Bermudian labour leader and politician (1933–2023)

Ottiwell Askew Simmons (June 25, 1933 – June 16, 2023) was a labour leader and politician in Bermuda, known for his role as president of the Bermuda Industrial Union (BIU) from 1974 to 1996. He served from 1976 until 2007 as a Progressive Labour Party member of parliament for Pembroke East.

== Early life ==
Ottiwell Simmons, also known as Ottie, was born in 1933. He was one of seven children born to Olaf and Audrey Simmons, who raised him in North Village in Bermuda's Pembroke Parish.

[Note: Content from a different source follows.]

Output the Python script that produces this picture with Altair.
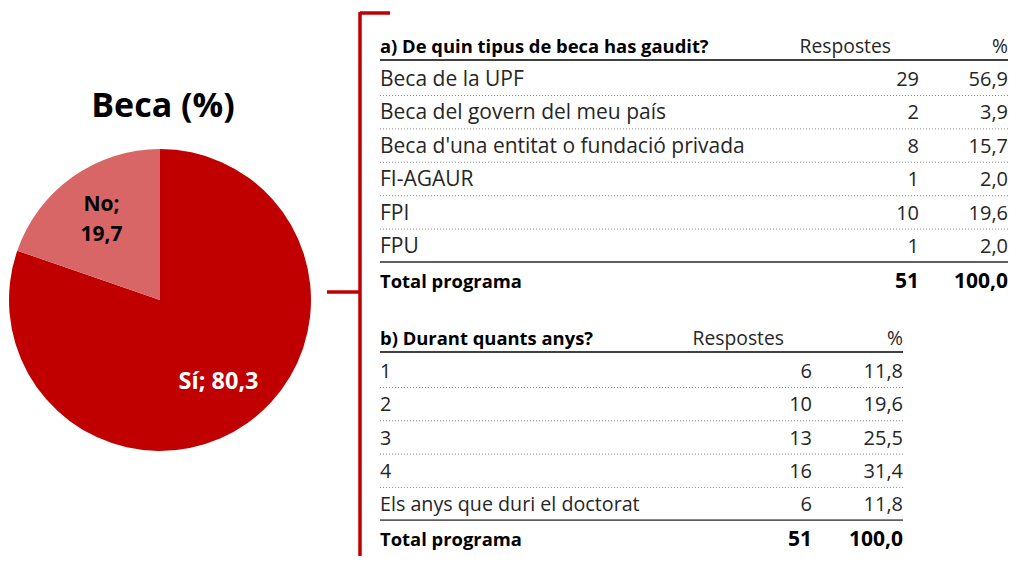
import altair as alt
import pandas as pd

# ---------------- data ----------------
pie_labels = ["Sí", "No"]
pie_values = [80.3, 19.7]
pie_title = "Beca (%)"

a_title = "a) De quin tipus de beca has gaudit?"
a_cats = ["Beca de la UPF", "Beca del govern del meu país",
          "Beca d'una entitat o fundació privada", "FI-AGAUR", "FPI", "FPU"]
a_resp = [29, 2, 8, 1, 10, 1]
a_pct = [56.9, 3.9, 15.7, 2.0, 19.6, 2.0]
a_total = [51, 100.0]

b_title = "b) Durant quants anys?"
b_cats = ["1", "2", "3", "4", "Els anys que duri el doctorat"]
b_resp = [6, 10, 13, 16, 6]
b_pct = [11.8, 19.6, 25.5, 31.4, 11.8]
b_total = [51, 100.0]

col_resp = "Respostes"
col_pct = "%"
total_label = "Total programa"

# ---------------- layout ----------------
FONT = "Open Sans"
W, H = 1001, 548
X = alt.Scale(domain=[8, 8 + W], range=[0, W])
Y = alt.Scale(domain=[8, 8 + H], range=[0, H])
DARK = "#C00000"
LIGHT = "#D96666"
TXT = "#262626"


def fmt(v):
    return f"{v:.1f}".replace(".", ",")


texts = []   # px, py, text, grp
rules = []   # x1, x2, y, kind


def table(tag, title, cats, resp, pct, total, y0, left, resp_x, pct_x, head_resp_x, step):
    texts.append(dict(px=left, py=y0, text=title, grp="hb"))
    texts.append(dict(px=head_resp_x, py=y0, text=col_resp, grp="hr"))
    texts.append(dict(px=pct_x, py=y0, text=col_pct, grp="hr"))
    rules.append(dict(x1=left, x2=pct_x, y=y0 + 14, kind="head"))
    ys = []
    for i, (c, r, p) in enumerate(zip(cats, resp, pct)):
        yy = y0 + 33 + i * step
        ys.append(yy)
        texts.append(dict(px=left, py=yy, text=c, grp=tag + "lr"))
        texts.append(dict(px=resp_x, py=yy, text=str(r), grp="nr"))
        texts.append(dict(px=pct_x, py=yy, text=fmt(p), grp="nr"))
        if i < len(cats) - 1:
            rules.append(dict(x1=left, x2=pct_x, y=yy + 16.5, kind="dot"))
    rules.append(dict(x1=left, x2=pct_x, y=ys[-1] + 16, kind="tot"))
    ty = ys[-1] + 35
    texts.append(dict(px=left, py=ty, text=total_label, grp="hb"))
    texts.append(dict(px=resp_x, py=ty, text=str(total[0]), grp="rb"))
    texts.append(dict(px=pct_x, py=ty, text=fmt(total[1]), grp="rb"))


table("a", a_title, a_cats, a_resp, a_pct, a_total, 46, 380, 919, 1008, 891, 33.4)
table("b", b_title, b_cats, b_resp, b_pct, b_total, 338, 380, 812, 903, 784, 33.3)

tdf = pd.DataFrame(texts)
rdf = pd.DataFrame(rules)

bracket = pd.DataFrame([
    dict(x1=360, x2=360, y1=12, y2=8 + H),
    dict(x1=360, x2=390, y1=13, y2=13),
    dict(x1=327, x2=360, y1=292, y2=292),
])

pie_df = pd.DataFrame({"label": pie_labels, "value": pie_values,
                       "order": list(range(len(pie_labels)))})
pie_df["txt"] = [f"{l}; {fmt(v)}" if l == "Sí" else f"{l};\n{fmt(v)}"
                 for l, v in zip(pie_labels, pie_values)]

CX, CY, R = 160 - 8, 300 - 8, 151

arc = alt.Chart(pie_df).mark_arc(outerRadius=R).encode(
    theta=alt.Theta("value:Q", stack=True),
    order=alt.Order("order:Q"),
    color=alt.Color("label:N", scale=alt.Scale(domain=pie_labels, range=[DARK, LIGHT]), legend=None),
    x=alt.value(CX), y=alt.value(CY),
)


def arc_label(which, color, dy, size):
    return alt.Chart(pie_df).transform_calculate(
        show=f"datum.label == '{which}' ? datum.txt : ''"
    ).mark_text(
        radius=101, font=FONT, fontSize=size, fontWeight="bold", lineBreak="\n",
        align="center", baseline="middle", lineHeight=30, dy=dy, color=color,
    ).encode(
        theta=alt.Theta("value:Q", stack=True),
        order=alt.Order("order:Q"),
        text="show:N",
        x=alt.value(CX), y=alt.value(CY),
    )


title_df = pd.DataFrame({"t": [pie_title], "px": [163], "py": [107]})
title = alt.Chart(title_df).mark_text(font=FONT, fontSize=34, fontWeight="bold",
                                      align="center", baseline="middle", color="black").encode(
    x=alt.X("px:Q", scale=X, axis=None), y=alt.Y("py:Q", scale=Y, axis=None), text="t:N")

br = alt.Chart(bracket).mark_rule(color=DARK, strokeWidth=3.5).encode(
    x=alt.X("x1:Q", scale=X, axis=None), x2="x2:Q",
    y=alt.Y("y1:Q", scale=Y, axis=None), y2="y2:Q")


def rlayer(kind, color, width, dash=None):
    kw = dict(color=color, strokeWidth=width)
    if dash:
        kw["strokeDash"] = dash
    return alt.Chart(rdf).transform_filter(alt.datum.kind == kind).mark_rule(**kw).encode(
        x=alt.X("x1:Q", scale=X, axis=None), x2="x2:Q", y=alt.Y("y:Q", scale=Y, axis=None))


def tlayer(grp, align, weight, size, color):
    return alt.Chart(tdf).transform_filter(alt.datum.grp == grp).mark_text(
        font=FONT, fontSize=size, fontWeight=weight, align=align, baseline="middle",
        color=color, dy=1).encode(
        x=alt.X("px:Q", scale=X, axis=None), y=alt.Y("py:Q", scale=Y, axis=None), text="text:N")


chart = alt.layer(
    arc, arc_label("Sí", "white", 0, 23.5), arc_label("No", "black", -13, 21), title, br,
    rlayer("head", "#404040", 1.8), rlayer("tot", "#606060", 1.8),
    rlayer("dot", "#8c8c8c", 1, [1, 2]),
    tlayer("alr", "left", "normal", 21, TXT),
    tlayer("blr", "left", "normal", 19.7, TXT),
    tlayer("nr", "right", "normal", 20, TXT),
    tlayer("hr", "right", "normal", 19.3, TXT),
    tlayer("hb", "left", "bold", 18.4, "black"),
    tlayer("rb", "right", "bold", 21, "black"),
).properties(width=W, height=H, padding=0, autosize="none",
             background="white").configure_view(stroke=None)

chart.save("out.html", embed_options={"renderer": "svg", "actions": False})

As a boy, he was inspired after hearing Edgar F. Gordon, then the president of the Bermuda Industrial Union (BIU), give a speech. He was also moved by his own experiences of racial inequality. Unable to gain admission to the island's elite high school, he began working at 15 years of age as a plumber's assistant, taxi driver, and waiter, and in his late teens he married and started a family. His first efforts as an activist came at the age of 20, when he was working as a waiter at a hotel on the island and attempted to lead a walkout over how Black customers were treated there. He eventually attended night school at the Technical Institute.

== Career ==
In 1958, at the age of 25, Simmons joined the BIU. At 36, he was encouraged by a British administrator to attend Oxford University's Ruskin College, where he spent two years studying economics and sociology. He received further training in union organizing while abroad, becoming the BIU's first full-time organizer when he came home. Then, in 1974, he was elected president of the union. He led the BIU during the 1981 Bermuda general strike, the first general strike in the country's history. He was also involved in the 1965 BELCO strike and in negotiations around the 1992 Labour Disputes Act. He faced vilification from his political opponents for his work as a labour leader. Simmons remained as president of the union until 1996.

Simmons also won office as a member of the Progressive Labour Party, representing Pembroke East in the House of Assembly from 1976 to 2007. He collaborated closely with fellow MP Nelson Bascome, and worked to promote social reforms to benefit Bermuda's working class.

== Later years, death and legacy ==
In 2010, Simmons wrote Our Lady of Labour, about fellow politician and activist Barbara Ball.

The BIU's building, whose construction Simmons had directed in 1987, was renamed in his honor in 2019.

Simmons died in 2023, just shy of his 90th birthday. On his death, he was recognized as a "lion of the labour movement" who was known for "greatly changing the island's sociopolitical landscape."